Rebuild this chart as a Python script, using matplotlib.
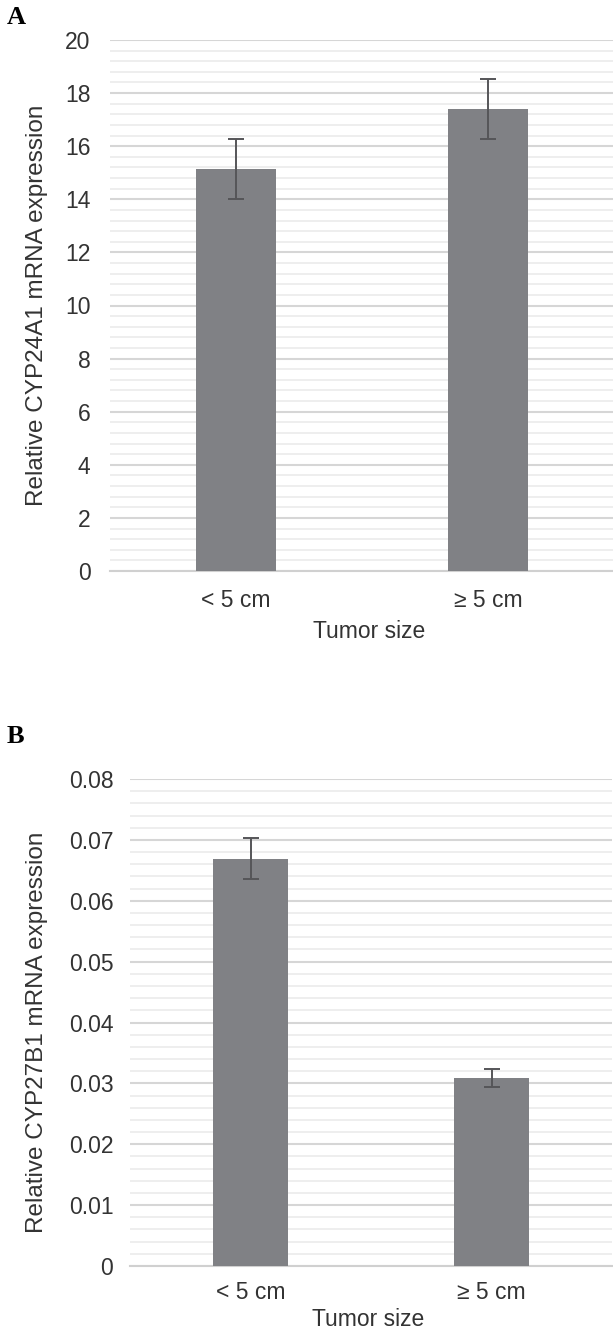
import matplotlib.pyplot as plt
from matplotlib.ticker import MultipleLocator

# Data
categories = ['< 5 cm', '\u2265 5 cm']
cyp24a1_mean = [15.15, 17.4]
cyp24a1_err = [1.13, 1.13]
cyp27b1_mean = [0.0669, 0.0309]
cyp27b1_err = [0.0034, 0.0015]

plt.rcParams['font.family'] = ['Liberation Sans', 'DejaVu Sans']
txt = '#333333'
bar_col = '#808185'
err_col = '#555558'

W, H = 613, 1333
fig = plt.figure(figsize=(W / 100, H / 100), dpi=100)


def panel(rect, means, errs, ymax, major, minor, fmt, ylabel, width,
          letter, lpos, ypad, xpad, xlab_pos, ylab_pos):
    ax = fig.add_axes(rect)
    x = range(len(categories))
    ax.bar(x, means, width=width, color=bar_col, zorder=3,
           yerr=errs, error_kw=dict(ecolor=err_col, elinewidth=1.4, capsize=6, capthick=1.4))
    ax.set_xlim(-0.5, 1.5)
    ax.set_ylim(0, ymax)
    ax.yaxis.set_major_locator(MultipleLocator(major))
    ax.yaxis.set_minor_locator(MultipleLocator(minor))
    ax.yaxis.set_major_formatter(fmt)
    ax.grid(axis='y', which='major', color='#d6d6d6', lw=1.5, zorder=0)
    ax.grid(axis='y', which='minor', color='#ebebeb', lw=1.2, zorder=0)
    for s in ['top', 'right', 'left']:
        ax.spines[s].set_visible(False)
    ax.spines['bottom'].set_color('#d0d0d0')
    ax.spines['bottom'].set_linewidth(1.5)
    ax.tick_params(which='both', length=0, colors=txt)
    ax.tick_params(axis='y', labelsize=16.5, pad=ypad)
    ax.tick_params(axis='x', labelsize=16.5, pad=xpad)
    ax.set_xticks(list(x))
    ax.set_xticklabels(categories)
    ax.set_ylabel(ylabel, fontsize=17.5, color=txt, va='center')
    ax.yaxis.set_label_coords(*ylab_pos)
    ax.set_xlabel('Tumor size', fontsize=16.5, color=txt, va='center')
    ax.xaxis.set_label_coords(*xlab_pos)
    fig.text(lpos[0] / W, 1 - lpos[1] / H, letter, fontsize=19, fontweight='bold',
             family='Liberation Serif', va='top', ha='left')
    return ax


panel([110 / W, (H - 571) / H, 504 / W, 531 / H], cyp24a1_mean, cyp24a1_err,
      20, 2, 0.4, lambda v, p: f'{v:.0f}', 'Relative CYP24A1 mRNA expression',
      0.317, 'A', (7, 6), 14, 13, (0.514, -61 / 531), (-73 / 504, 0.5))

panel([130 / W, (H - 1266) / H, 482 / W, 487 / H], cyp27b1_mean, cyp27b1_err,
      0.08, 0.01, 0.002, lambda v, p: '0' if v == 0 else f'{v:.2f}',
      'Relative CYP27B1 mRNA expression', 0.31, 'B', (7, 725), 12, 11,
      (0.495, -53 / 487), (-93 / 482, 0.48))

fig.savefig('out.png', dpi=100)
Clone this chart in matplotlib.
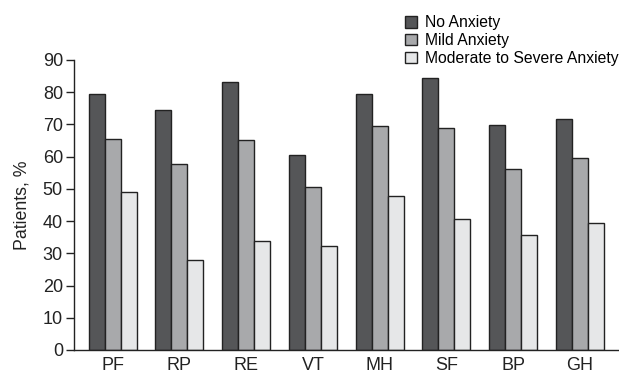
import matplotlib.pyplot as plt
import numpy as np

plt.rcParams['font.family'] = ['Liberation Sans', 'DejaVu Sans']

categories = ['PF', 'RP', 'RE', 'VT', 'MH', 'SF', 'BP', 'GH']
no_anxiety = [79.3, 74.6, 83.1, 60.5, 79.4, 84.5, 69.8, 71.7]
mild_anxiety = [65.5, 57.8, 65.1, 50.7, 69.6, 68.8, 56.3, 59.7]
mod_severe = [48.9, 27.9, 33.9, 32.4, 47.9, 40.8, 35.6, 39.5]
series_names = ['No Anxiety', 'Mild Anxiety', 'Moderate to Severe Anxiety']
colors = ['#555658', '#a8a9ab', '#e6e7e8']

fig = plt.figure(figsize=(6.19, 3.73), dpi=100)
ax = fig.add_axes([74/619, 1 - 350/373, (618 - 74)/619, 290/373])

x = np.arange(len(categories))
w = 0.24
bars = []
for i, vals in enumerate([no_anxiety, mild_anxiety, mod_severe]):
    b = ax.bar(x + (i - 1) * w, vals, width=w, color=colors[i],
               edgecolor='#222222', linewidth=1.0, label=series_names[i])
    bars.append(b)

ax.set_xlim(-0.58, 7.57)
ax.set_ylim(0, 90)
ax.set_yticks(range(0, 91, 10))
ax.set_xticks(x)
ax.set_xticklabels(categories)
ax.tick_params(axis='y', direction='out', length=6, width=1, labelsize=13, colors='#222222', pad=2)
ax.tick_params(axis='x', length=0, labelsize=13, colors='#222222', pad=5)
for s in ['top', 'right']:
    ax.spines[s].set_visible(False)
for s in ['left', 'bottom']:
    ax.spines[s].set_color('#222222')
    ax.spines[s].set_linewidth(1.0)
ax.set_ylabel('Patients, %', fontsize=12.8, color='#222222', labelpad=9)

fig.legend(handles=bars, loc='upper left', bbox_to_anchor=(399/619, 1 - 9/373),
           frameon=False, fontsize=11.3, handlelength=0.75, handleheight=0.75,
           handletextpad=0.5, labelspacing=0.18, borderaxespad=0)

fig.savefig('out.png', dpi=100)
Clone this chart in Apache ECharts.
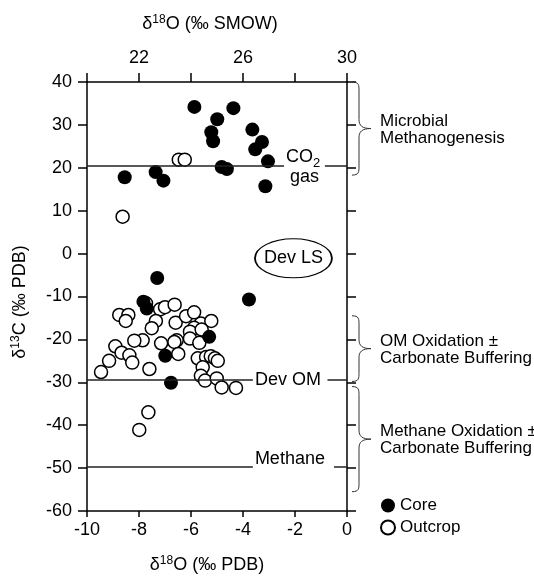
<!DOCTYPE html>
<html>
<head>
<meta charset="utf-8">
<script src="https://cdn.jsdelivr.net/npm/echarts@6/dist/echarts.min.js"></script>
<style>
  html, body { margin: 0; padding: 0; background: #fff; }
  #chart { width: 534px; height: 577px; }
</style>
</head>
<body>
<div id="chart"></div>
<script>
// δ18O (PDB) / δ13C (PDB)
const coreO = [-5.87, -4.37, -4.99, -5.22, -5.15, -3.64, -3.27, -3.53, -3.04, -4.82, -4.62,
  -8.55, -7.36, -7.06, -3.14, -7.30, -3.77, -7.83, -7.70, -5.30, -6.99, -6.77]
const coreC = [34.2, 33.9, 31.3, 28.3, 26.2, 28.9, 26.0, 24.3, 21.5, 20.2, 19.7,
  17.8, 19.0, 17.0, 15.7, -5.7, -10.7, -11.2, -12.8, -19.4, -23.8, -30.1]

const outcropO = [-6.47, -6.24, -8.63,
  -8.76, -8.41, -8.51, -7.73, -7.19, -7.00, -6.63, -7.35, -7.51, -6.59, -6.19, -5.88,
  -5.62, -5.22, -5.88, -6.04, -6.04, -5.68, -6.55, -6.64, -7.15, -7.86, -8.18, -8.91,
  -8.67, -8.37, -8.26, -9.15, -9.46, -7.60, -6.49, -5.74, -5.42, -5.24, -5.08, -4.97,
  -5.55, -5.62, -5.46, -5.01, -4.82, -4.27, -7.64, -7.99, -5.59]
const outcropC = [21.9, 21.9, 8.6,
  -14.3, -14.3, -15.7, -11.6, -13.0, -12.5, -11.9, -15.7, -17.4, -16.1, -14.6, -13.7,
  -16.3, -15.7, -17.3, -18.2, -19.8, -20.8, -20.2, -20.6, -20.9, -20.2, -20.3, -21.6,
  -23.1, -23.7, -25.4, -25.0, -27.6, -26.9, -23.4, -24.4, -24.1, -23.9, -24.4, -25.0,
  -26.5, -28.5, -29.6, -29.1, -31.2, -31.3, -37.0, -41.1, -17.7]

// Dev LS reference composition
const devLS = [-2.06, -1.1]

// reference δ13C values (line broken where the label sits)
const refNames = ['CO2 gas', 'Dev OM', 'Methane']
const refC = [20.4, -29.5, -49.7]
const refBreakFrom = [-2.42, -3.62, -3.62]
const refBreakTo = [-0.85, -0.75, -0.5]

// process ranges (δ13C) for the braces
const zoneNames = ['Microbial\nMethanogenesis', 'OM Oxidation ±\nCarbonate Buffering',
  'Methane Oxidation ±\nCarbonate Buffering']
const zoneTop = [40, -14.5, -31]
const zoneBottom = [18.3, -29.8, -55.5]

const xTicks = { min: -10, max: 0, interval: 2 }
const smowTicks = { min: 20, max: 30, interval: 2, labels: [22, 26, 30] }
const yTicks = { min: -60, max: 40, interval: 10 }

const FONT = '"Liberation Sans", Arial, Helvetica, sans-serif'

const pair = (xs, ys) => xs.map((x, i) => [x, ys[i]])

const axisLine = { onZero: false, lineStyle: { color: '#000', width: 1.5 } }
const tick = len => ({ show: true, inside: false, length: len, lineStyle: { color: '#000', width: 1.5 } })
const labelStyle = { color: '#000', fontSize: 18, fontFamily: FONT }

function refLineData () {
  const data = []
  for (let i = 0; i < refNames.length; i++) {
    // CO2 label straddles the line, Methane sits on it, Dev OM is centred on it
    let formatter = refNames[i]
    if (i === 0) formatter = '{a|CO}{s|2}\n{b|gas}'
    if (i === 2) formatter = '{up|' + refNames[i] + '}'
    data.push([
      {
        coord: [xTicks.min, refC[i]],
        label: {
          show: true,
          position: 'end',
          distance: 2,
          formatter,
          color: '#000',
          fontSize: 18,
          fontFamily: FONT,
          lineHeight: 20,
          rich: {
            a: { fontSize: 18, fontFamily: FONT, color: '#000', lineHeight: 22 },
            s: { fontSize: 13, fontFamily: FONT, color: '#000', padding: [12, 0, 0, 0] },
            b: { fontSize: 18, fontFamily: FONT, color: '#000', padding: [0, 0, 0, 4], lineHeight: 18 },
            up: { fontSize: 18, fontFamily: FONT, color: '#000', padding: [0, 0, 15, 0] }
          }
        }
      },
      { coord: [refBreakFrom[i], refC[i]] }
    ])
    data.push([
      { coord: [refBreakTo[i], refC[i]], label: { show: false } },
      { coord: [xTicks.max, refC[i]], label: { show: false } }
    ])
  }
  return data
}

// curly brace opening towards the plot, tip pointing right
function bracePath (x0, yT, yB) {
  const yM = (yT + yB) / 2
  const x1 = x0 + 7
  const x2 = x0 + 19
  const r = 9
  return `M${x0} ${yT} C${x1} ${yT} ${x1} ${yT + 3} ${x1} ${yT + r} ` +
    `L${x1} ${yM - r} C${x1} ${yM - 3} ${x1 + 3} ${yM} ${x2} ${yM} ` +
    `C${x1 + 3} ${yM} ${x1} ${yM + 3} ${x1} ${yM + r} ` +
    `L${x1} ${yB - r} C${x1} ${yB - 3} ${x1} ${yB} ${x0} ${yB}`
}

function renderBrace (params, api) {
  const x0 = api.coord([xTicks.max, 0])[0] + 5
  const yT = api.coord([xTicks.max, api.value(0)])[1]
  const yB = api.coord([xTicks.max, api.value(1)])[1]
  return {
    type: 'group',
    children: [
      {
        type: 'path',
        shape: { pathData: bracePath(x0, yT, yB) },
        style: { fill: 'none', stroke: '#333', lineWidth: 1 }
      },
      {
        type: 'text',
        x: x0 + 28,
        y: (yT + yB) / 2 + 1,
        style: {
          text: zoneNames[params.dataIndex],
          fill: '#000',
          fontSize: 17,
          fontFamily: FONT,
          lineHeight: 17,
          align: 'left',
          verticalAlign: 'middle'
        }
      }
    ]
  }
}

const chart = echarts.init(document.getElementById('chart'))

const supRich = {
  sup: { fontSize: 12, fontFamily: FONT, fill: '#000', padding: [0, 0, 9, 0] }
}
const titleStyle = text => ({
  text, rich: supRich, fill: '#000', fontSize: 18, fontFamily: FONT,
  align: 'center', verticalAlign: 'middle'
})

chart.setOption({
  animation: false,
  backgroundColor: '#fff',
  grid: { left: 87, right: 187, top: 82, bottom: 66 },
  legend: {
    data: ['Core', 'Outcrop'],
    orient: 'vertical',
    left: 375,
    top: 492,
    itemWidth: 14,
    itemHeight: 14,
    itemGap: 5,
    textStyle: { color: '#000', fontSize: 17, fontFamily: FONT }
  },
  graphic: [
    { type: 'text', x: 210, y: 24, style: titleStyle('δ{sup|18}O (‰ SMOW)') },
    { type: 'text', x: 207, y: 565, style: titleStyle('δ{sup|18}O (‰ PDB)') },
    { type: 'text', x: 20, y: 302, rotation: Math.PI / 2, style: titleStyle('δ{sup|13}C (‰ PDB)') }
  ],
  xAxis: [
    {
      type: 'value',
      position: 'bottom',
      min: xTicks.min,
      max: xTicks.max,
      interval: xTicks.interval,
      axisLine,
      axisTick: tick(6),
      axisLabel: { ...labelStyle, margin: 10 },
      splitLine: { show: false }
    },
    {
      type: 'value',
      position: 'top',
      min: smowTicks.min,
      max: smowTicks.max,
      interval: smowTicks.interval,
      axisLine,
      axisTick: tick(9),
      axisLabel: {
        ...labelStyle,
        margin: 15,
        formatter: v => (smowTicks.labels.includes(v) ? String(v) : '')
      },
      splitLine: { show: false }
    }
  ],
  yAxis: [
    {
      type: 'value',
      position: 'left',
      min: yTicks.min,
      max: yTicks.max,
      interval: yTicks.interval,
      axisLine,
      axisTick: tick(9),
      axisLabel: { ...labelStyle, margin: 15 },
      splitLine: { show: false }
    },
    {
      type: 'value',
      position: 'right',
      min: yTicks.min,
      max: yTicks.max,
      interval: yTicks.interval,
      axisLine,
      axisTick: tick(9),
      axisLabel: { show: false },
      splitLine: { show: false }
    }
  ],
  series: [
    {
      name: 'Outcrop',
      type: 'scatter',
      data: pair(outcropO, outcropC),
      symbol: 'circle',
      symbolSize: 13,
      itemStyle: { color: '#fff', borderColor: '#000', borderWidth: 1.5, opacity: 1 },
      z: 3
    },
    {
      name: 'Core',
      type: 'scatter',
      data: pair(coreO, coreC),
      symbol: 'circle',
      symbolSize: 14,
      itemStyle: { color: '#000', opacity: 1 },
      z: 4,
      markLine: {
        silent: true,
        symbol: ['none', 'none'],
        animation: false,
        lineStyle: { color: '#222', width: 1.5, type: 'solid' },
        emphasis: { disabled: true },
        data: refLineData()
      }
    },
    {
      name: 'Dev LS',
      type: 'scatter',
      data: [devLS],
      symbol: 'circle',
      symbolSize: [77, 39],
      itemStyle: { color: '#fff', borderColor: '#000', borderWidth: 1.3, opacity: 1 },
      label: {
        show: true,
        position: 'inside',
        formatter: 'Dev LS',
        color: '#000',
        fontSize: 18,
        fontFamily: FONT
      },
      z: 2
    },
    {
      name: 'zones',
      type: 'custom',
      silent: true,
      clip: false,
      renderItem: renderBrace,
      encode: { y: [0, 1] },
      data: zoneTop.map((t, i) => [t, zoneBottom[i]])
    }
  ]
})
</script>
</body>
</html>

**DO THIS**
Repeat the listing above up to and including the line with "fig = plt.figure(figsize=(W", starting from its first line. Drop any pictures.

**SOLUTION FOR THIS EXERCISE**
Rebuild this chart as a Python script, using matplotlib.
import matplotlib.pyplot as plt
from matplotlib.ticker import MultipleLocator

# Data
categories = ['< 5 cm', '\u2265 5 cm']
cyp24a1_mean = [15.15, 17.4]
cyp24a1_err = [1.13, 1.13]
cyp27b1_mean = [0.0669, 0.0309]
cyp27b1_err = [0.0034, 0.0015]

plt.rcParams['font.family'] = ['Liberation Sans', 'DejaVu Sans']
txt = '#333333'
bar_col = '#808185'
err_col = '#555558'

W, H = 613, 1333
fig = plt.figure(figsize=(W / 100, H / 100), dpi=100)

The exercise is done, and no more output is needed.